### Exercise goal
Within the entries below, please return exactly the lines from the one with "Write a Python" through the one with "ax = fig.add_axes([84", leaving out any pictures.
## start Data section
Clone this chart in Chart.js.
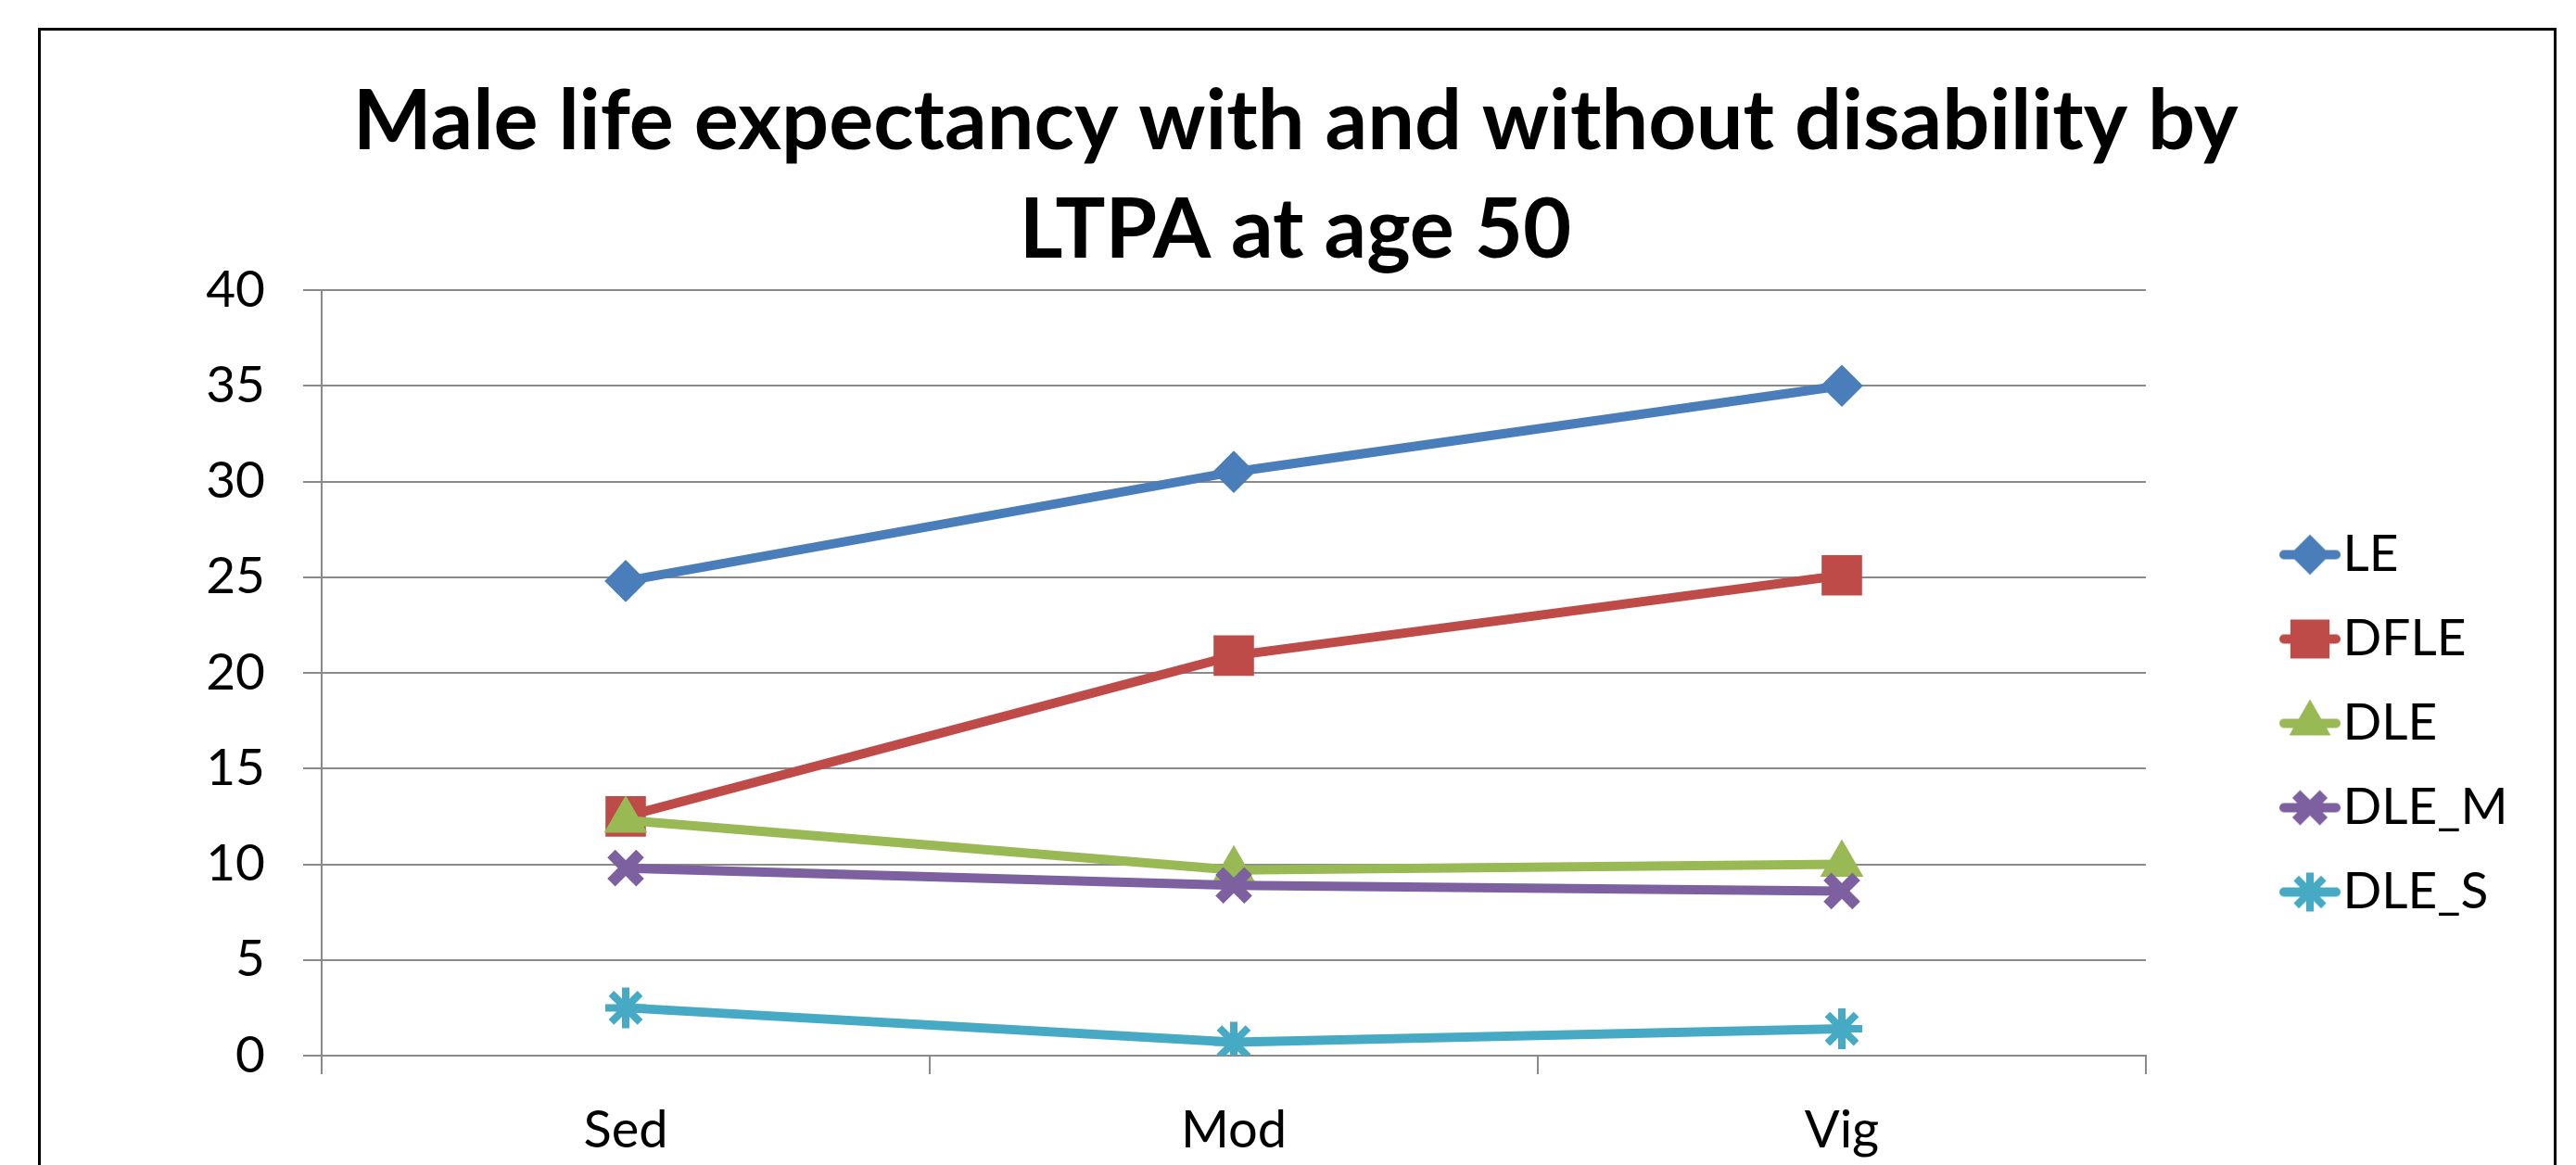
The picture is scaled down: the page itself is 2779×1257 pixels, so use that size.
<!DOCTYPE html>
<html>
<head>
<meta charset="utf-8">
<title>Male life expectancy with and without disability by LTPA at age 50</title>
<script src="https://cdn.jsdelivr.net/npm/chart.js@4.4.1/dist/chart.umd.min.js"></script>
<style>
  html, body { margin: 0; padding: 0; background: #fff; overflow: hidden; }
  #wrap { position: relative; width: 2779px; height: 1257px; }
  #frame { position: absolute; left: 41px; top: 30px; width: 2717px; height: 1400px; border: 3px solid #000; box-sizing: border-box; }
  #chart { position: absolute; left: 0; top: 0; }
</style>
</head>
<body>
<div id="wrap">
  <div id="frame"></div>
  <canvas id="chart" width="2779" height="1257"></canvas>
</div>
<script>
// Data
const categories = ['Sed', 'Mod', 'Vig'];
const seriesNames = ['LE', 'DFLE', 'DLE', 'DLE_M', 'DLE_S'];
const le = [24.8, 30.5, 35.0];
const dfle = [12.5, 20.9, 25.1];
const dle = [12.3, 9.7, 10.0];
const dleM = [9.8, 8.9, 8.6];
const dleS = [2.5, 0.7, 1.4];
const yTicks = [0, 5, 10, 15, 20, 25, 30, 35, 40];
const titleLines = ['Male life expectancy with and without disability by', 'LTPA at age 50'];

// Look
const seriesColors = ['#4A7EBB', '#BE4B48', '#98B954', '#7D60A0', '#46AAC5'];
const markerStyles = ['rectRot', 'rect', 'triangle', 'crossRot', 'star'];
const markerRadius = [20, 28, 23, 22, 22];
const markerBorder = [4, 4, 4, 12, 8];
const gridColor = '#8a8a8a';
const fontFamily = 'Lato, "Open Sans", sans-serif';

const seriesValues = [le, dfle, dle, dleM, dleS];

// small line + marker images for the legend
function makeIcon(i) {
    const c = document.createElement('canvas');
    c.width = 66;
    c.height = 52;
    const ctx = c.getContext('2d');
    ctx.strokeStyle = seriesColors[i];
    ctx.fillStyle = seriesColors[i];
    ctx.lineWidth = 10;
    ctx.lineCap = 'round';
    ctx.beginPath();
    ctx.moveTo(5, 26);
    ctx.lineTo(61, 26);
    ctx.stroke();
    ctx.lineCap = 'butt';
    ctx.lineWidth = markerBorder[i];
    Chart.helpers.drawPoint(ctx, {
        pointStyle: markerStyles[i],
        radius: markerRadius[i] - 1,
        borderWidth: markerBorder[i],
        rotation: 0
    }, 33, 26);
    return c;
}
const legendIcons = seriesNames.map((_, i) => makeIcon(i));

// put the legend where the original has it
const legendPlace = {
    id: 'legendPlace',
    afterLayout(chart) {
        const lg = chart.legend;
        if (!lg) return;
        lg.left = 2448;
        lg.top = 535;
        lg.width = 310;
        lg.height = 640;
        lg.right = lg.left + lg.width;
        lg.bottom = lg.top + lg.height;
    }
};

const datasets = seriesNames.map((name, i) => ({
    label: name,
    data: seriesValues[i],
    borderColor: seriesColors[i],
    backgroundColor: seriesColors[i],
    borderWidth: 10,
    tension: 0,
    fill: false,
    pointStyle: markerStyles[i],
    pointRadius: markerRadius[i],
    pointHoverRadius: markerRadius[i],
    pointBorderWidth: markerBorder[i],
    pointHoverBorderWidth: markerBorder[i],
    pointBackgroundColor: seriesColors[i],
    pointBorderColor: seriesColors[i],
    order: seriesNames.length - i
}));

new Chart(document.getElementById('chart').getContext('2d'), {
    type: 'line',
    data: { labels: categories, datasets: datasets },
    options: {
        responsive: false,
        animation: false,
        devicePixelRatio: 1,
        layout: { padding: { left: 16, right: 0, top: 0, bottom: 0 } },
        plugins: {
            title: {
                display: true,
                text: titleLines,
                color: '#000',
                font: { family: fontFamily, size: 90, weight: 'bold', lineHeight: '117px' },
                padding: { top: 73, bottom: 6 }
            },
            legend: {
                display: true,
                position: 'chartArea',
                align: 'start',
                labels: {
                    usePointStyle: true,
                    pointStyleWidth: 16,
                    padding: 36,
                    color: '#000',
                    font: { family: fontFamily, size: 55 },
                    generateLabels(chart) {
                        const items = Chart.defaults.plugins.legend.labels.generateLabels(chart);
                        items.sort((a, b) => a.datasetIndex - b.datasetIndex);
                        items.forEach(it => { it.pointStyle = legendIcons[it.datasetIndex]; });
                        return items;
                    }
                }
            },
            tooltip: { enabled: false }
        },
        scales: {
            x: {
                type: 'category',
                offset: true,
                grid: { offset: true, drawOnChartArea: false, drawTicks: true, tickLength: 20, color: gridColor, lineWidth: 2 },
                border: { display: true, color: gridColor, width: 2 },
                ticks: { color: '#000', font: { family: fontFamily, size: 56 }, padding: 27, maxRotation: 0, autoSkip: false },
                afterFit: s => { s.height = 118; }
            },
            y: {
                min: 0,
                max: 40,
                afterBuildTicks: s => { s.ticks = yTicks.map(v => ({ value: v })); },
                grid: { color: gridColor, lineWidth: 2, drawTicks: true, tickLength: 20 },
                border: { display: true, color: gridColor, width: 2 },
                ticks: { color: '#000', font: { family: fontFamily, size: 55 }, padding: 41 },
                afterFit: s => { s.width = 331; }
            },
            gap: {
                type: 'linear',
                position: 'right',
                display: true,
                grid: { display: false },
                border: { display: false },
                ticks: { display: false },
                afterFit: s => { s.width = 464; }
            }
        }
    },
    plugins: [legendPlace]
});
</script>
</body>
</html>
## end Data section
## start Data section
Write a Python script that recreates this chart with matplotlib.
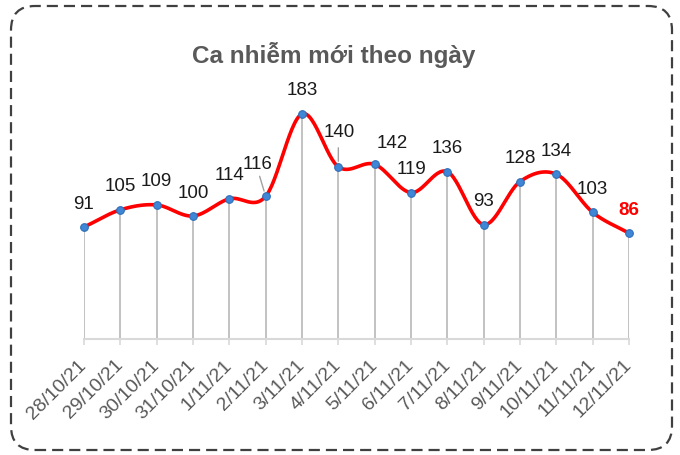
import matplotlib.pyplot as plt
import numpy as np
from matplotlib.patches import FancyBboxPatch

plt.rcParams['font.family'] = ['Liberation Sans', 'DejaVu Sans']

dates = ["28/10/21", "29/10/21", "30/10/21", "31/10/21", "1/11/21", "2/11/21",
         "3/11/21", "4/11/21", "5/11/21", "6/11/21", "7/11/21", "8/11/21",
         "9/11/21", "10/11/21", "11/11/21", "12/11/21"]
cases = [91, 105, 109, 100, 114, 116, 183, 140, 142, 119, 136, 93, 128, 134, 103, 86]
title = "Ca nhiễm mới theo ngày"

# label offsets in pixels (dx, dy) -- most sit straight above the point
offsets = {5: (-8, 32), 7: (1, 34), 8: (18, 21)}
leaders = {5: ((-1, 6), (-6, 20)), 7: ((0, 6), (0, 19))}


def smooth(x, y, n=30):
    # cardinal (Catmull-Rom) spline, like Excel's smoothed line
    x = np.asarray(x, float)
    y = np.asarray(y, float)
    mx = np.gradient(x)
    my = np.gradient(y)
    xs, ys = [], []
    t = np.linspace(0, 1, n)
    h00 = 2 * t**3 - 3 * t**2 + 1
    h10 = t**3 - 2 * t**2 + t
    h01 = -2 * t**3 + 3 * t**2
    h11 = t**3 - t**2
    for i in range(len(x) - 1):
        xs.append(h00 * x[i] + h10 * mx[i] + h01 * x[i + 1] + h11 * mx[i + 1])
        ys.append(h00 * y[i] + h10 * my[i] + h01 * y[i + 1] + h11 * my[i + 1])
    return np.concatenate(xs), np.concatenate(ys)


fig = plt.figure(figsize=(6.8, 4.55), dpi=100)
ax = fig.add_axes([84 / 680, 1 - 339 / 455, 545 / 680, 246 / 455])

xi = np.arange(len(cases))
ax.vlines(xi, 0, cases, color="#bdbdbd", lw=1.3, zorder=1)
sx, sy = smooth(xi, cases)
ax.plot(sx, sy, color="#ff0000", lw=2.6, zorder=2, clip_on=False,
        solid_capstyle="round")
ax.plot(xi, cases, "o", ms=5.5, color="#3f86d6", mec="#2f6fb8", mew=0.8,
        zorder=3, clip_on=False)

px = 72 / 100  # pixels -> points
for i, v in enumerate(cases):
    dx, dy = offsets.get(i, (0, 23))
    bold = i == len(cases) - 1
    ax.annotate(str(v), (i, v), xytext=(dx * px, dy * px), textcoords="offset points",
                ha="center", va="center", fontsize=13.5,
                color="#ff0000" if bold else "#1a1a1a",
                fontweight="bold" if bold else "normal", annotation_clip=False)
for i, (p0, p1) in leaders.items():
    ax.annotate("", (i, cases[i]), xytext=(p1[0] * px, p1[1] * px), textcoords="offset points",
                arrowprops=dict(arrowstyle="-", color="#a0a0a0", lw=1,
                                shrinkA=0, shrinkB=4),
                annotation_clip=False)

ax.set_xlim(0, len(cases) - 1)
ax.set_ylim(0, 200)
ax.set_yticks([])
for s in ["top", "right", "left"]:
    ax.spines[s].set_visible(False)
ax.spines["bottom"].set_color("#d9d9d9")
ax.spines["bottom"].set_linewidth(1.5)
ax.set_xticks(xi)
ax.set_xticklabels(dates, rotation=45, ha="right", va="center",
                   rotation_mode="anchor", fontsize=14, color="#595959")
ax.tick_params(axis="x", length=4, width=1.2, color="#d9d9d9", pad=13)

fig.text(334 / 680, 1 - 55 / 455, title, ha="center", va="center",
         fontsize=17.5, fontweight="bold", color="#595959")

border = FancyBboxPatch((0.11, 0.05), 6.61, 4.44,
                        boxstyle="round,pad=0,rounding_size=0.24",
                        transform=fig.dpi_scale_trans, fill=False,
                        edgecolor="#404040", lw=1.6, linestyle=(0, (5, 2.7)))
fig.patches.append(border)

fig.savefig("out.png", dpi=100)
## end Data section
## start Data section
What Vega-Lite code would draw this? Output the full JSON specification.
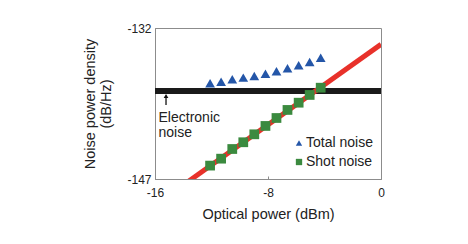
## end Data section
### Reply
Write a Python script that recreates this chart with matplotlib.
import matplotlib.pyplot as plt
import numpy as np
from matplotlib.patches import FancyBboxPatch

plt.rcParams['font.family'] = ['Liberation Sans', 'DejaVu Sans']

dates = ["28/10/21", "29/10/21", "30/10/21", "31/10/21", "1/11/21", "2/11/21",
         "3/11/21", "4/11/21", "5/11/21", "6/11/21", "7/11/21", "8/11/21",
         "9/11/21", "10/11/21", "11/11/21", "12/11/21"]
cases = [91, 105, 109, 100, 114, 116, 183, 140, 142, 119, 136, 93, 128, 134, 103, 86]
title = "Ca nhiễm mới theo ngày"

# label offsets in pixels (dx, dy) -- most sit straight above the point
offsets = {5: (-8, 32), 7: (1, 34), 8: (18, 21)}
leaders = {5: ((-1, 6), (-6, 20)), 7: ((0, 6), (0, 19))}


def smooth(x, y, n=30):
    # cardinal (Catmull-Rom) spline, like Excel's smoothed line
    x = np.asarray(x, float)
    y = np.asarray(y, float)
    mx = np.gradient(x)
    my = np.gradient(y)
    xs, ys = [], []
    t = np.linspace(0, 1, n)
    h00 = 2 * t**3 - 3 * t**2 + 1
    h10 = t**3 - 2 * t**2 + t
    h01 = -2 * t**3 + 3 * t**2
    h11 = t**3 - t**2
    for i in range(len(x) - 1):
        xs.append(h00 * x[i] + h10 * mx[i] + h01 * x[i + 1] + h11 * mx[i + 1])
        ys.append(h00 * y[i] + h10 * my[i] + h01 * y[i + 1] + h11 * my[i + 1])
    return np.concatenate(xs), np.concatenate(ys)


fig = plt.figure(figsize=(6.8, 4.55), dpi=100)
ax = fig.add_axes([84 / 680, 1 - 339 / 455, 545 / 680, 246 / 455])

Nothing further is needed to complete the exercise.